様々な人がコラボレーションするための「場」としてのワークショップが注目されており、そのワークショップをデザインの対象と捉え、創造的な対話が生まれるための環境をどう設計するのかについて書かれた書籍です。
③ ①と②を組み合わせたもの
一口にコンセプトづくりと言っても、個人メインで取り組むスタイルのものや、チームで取り組むスタイルのものまで、多様なアプローチがあります。
どのアプローチが適しているのかは状況次第とは思いますが、私としては、個人ワークとチームワークの両方の組み合わせによって「自分がやりたい」かつ「世の中から共感してもらえる」という2つを満たすことができるのだと考えています。
意味のイノベーションのアプローチと近い発想で、個人の思いを深めて表出するところから始まり、周囲や顧客との対話を通じて、共感が得られるコンセプトを生み出していくアプローチです。
2.周囲を巻き込む「プレゼンテーション」(遊説家)
次に、プレゼンターあるいはストーリーテラーとして、仲間を巻き込んだり、リソースを確保するため、様々な人に共感してもらう必要があります。
そのためには、論理的なストーリーとその裏にある想いを伝える必要があります。このフェーズでは、企画者のクリエイティブなイメージから少し変わって、熱い情熱を持った遊説家あるいは、共感を生むようなアーティストなどのタイプへと変身する必要があると思いっています。

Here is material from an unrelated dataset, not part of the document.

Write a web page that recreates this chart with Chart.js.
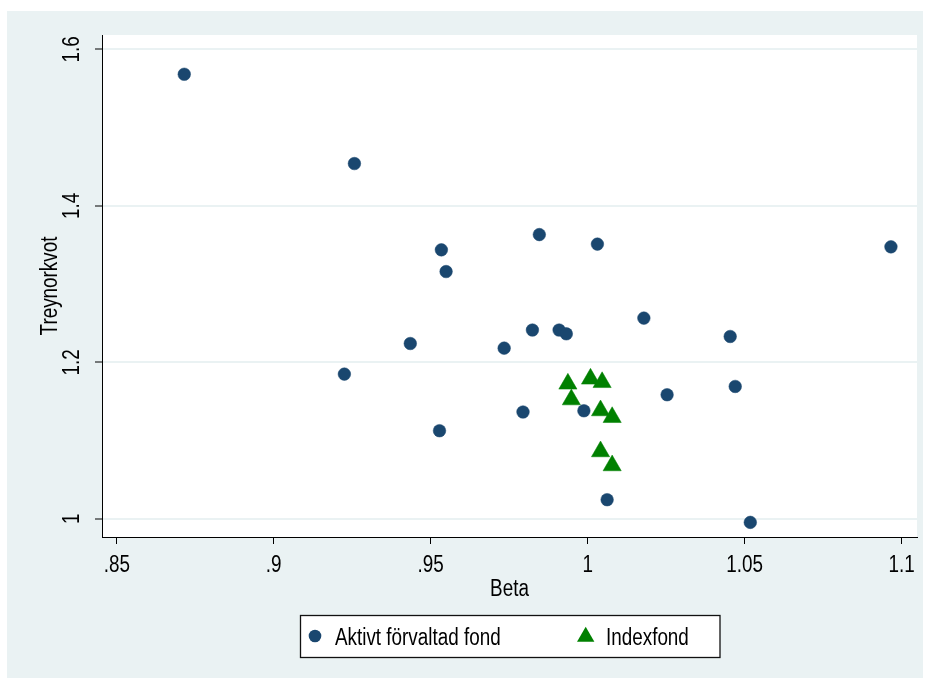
<!DOCTYPE html>
<html><head><meta charset="utf-8">
<script src="https://cdn.jsdelivr.net/npm/chart.js@4.4.0/dist/chart.umd.min.js"></script>
<style>html,body{margin:0;padding:0;background:#fff;}#wrap{width:928px;height:682px;}</style>
</head><body><div id="wrap"><canvas id="c" width="928" height="682"></canvas></div>
<script>
// ---- data ----
const activeBeta    = [0.8715,0.9257,0.9534,0.9549,0.9846,1.0031,1.0966,1.0179,1.0454,0.9824,0.9909,0.9932,0.9435,0.9734,0.9225,1.0253,1.0470,0.9794,0.9988,0.9528,1.0062,1.0518];
const activeTreynor = [1.5683,1.4541,1.3438,1.3160,1.3633,1.3511,1.3476,1.2565,1.2330,1.2412,1.2412,1.2364,1.2240,1.2181,1.1849,1.1585,1.1691,1.1364,1.1380,1.1125,1.0243,0.9953];
const indexBeta     = [0.9937,1.0009,1.0046,0.9948,1.0041,1.0078,1.0041,1.0078];
const indexTreynor  = [1.1724,1.1788,1.1744,1.1523,1.1383,1.1297,1.0859,1.0680];
const xTicks = [0.85,0.9,0.95,1,1.05,1.1];
const xTickLabels = ['.85','.9','.95','1','1.05','1.1'];
const yTicks = [1,1.2,1.4,1.6];
const yTickLabels = ['1','1.2','1.4','1.6'];
const seriesNames = ['Aktivt förvaltad fond','Indexfond'];
const xTitle = 'Beta';
const yTitle = 'Treynorkvot';

const FONT = '"Liberation Sans",Arial,sans-serif';
const FS = 23;
const NARROW = 0.82; // condensed text like the reference
const NAVY = '#1A476F', GREEN = '#008000', BG = '#EAF2F3';
Chart.defaults.font.family = FONT;
Chart.defaults.font.size = FS;
Chart.defaults.color = '#000';

const canvas = document.getElementById('c');
const c2d = canvas.getContext('2d');
const origFill = c2d.fillText.bind(c2d);
const origMeasure = c2d.measureText.bind(c2d);
c2d.fillText = function (t, x, y, mw) {
  this.save(); this.translate(x, y); this.scale(NARROW, 1); origFill(t, 0, 0); this.restore();
};
c2d.measureText = function (t) {
  const m = origMeasure(t);
  return { width: m.width * NARROW,
    actualBoundingBoxAscent: m.actualBoundingBoxAscent, actualBoundingBoxDescent: m.actualBoundingBoxDescent,
    actualBoundingBoxLeft: m.actualBoundingBoxLeft * NARROW, actualBoundingBoxRight: m.actualBoundingBoxRight * NARROW,
    fontBoundingBoxAscent: m.fontBoundingBoxAscent, fontBoundingBoxDescent: m.fontBoundingBoxDescent };
};

const bgPlugin = {
  id: 'bg',
  beforeDraw(chart) {
    const {ctx, chartArea: a} = chart;
    ctx.save();
    ctx.fillStyle = '#fff';
    ctx.fillRect(0, 0, chart.width, chart.height);
    ctx.fillStyle = BG;
    ctx.fillRect(7, 11, 916, 667);
    ctx.fillStyle = '#fff';
    ctx.fillRect(a.left, a.top, a.right - a.left, a.bottom - a.top);
    ctx.restore();
  },
  afterDraw(chart) {
    const {ctx, chartArea: a} = chart;
    ctx.save();
    ctx.fillStyle = '#000';
    ctx.font = FS + 'px ' + FONT;
    ctx.textAlign = 'center';
    ctx.textBaseline = 'middle';
    ctx.fillText(xTitle, (a.left + a.right) / 2, 590);
    ctx.save();
    ctx.translate(51, (a.top + a.bottom) / 2);
    ctx.rotate(-Math.PI / 2);
    ctx.fillText(yTitle, 0, 0);
    ctx.restore();
    // legend
    ctx.fillStyle = '#fff';
    ctx.fillRect(300.5, 615.5, 419.5, 42);
    ctx.strokeStyle = '#111';
    ctx.lineWidth = 1.3;
    ctx.strokeRect(300.5, 615.5, 419.5, 42);
    ctx.fillStyle = NAVY;
    ctx.beginPath(); ctx.arc(315, 636, 6.3, 0, Math.PI * 2); ctx.fill();
    ctx.fillStyle = GREEN;
    const r = 10, cx = 585.7, cy = 636.7;
    ctx.beginPath();
    for (let k = 0; k < 3; k++) {
      const ang = k * 2 * Math.PI / 3;
      const px = cx + Math.sin(ang) * r, py = cy - Math.cos(ang) * r;
      k ? ctx.lineTo(px, py) : ctx.moveTo(px, py);
    }
    ctx.closePath(); ctx.fill();
    ctx.fillStyle = '#000';
    ctx.textAlign = 'left';
    ctx.textBaseline = 'alphabetic';
    ctx.fillText(seriesNames[0], 335, 645);
    ctx.fillText(seriesNames[1], 606, 645);
    ctx.restore();
  }
};

new Chart(canvas, {
  type: 'scatter',
  data: {
    datasets: [
      { label: seriesNames[0], data: activeBeta.map((b, i) => ({x: b, y: activeTreynor[i]})),
        pointStyle: 'circle', pointRadius: 6.3, pointHoverRadius: 6.3,
        backgroundColor: NAVY, borderColor: NAVY, borderWidth: 0.5 },
      { label: seriesNames[1], data: indexBeta.map((b, i) => ({x: b, y: indexTreynor[i]})),
        pointStyle: 'triangle', pointRadius: 10.5, pointHoverRadius: 10.5,
        backgroundColor: GREEN, borderColor: GREEN, borderWidth: 0.5 }
    ]
  },
  options: {
    responsive: false, animation: false, devicePixelRatio: 1,
    layout: { padding: { left: 0, top: 35, right: 9, bottom: 0 } },
    plugins: { legend: { display: false }, tooltip: { enabled: false } },
    scales: {
      x: {
        type: 'linear', position: 'bottom', min: 0.8453, max: 1.1049,
        afterBuildTicks: s => { s.ticks = xTicks.map(v => ({value: v})); },
        afterFit: s => { s.height = 145; },
        ticks: { callback: (v, i) => xTickLabels[i], padding: 8, maxRotation: 0, minRotation: 0, autoSkip: false },
        grid: { drawOnChartArea: false, drawTicks: true, tickLength: 7, tickColor: '#000', tickWidth: 1 },
        border: { display: true, color: '#000', width: 1 }
      },
      y: {
        type: 'linear', position: 'left', min: 0.9766, max: 1.6185,
        afterBuildTicks: s => { s.ticks = yTicks.map(v => ({value: v})); },
        afterFit: s => { s.width = 102; },
        ticks: { callback: (v, i) => yTickLabels[i], minRotation: 90, maxRotation: 90, crossAlign: 'center', padding: 9, autoSkip: false },
        grid: { color: BG, lineWidth: 2, drawOnChartArea: true, drawTicks: true, tickLength: 7, tickColor: '#000', tickWidth: 1 },
        border: { display: true, color: '#000', width: 1 }
      }
    }
  },
  plugins: [bgPlugin]
});
</script></body></html>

数々の著名な映画脚本家を教えてきたロバート・マッキー氏の「ストーリー」を作る上での原則が書いてある書籍です。留学時代にお勧めされた書籍で、ギリシャ神話でストーリーの型は出尽くしたと言われるくらい、普遍的なストーリーの原則を余すところなく解説しています。
成功する起業ストーリーには型があり、必ず盛り込むべきテーマを中心に、投資してもらえるプレゼンテーションとその資料の作り方について説明しています。タイトルにもある通り、いかにして、投資家や同僚などから支援をもらえるストーリーを作るのかについて、論理的に書かれた本です。
2のプレゼンテーションフェーズでは、1で生み出されたコンセプトを実行に移すためのリソースを確保するフェーズになります。コンセプトを描くという仕事が新規事業やビジネスデザインでは注目されがちですが、実際に、遂行する際には、論理的かつ情熱的なストーリーを根気強くステークホルダーに示していくことで、事業開発のスタートを切ることができます。
3.世に生み出す「プロジェクトマネジメント」(指揮者)
プロジェクト(プロダクト)マネジメントは、企画して終わりではなく、コンセプトを世の中に形にしていくために必須の要素です。
1や2のフェーズでは打って変わって、クリエイティブ寄りのキャラクターからロジック立てて、遂行計画を立て、時には強く指揮しながら、プロジェクトを前進させる指揮者のようなタイプへと変身する必要が出てきます。
描いたコンセプトを形にしていくためには、コンセプトに込められた想いを余すことなく、製品へと昇華させていく必要があります。プロジェクトマネージャーと書きましたが、実際にはプロダクトマネージャーのような役割を担うことになると思います。
また、フェーズ3に入ると、スタートアップであれば、アーリーステージの資金調達や、企業であれば社内での予算を確保していると考えられるため、組織や企業のマネジメントの視点から、マネジメントを遂行していく必要もあります。
チームメンバーが自発的な動機付けで、心地よく仕事をしてもらうためにはトップダウン型の指示だけではなく、糸を引くように影響力を自然と発揮していく必要があります。心理学的な対人スキルも必要だと考えられます。
フェーズ3では、企画力というより、実行力が求められるため、ガラッと、マインドセットを変えて、チームメンバーをうまくファシリテーションするというよりも、自らが意思決定をし、先頭に立ち、指揮をしていく必要があります。新規事業、ビジネスデザインと聞くと、忘れられがちなフェーズ3ですが、世の中に描いたものを生み出すためには、最も苦労しながら重要なフェーズになるのではないでしょうか。
まとめー変身を遂げるために
新しい事業づくり(ビジネスデザイン)には3つの顔が求められるというテーマで書きました。1番伝えたかったのは、1人のリーダーの中に、これら3つの専門知識とそこに適したキャラクター(マインドセット)が求められるということです。
私自身、それぞれのフェーズが変わっていっていることに何となく気がついていても、はっきりと言語化して、アプローチやマインドセットを切り替えていくことがうまく言ってませんでした。今も奮闘中ですが、新しい事業づくり(ビジネスデザイン)で重視したくなる最初の「コンセプトづくり」だけでなく、フェーズ2とフェーズ3の存在をはっきりと意識して、取り組むことで、描いたものが実現されないといったケースが減り、成功への近道になるのではないでしょうか。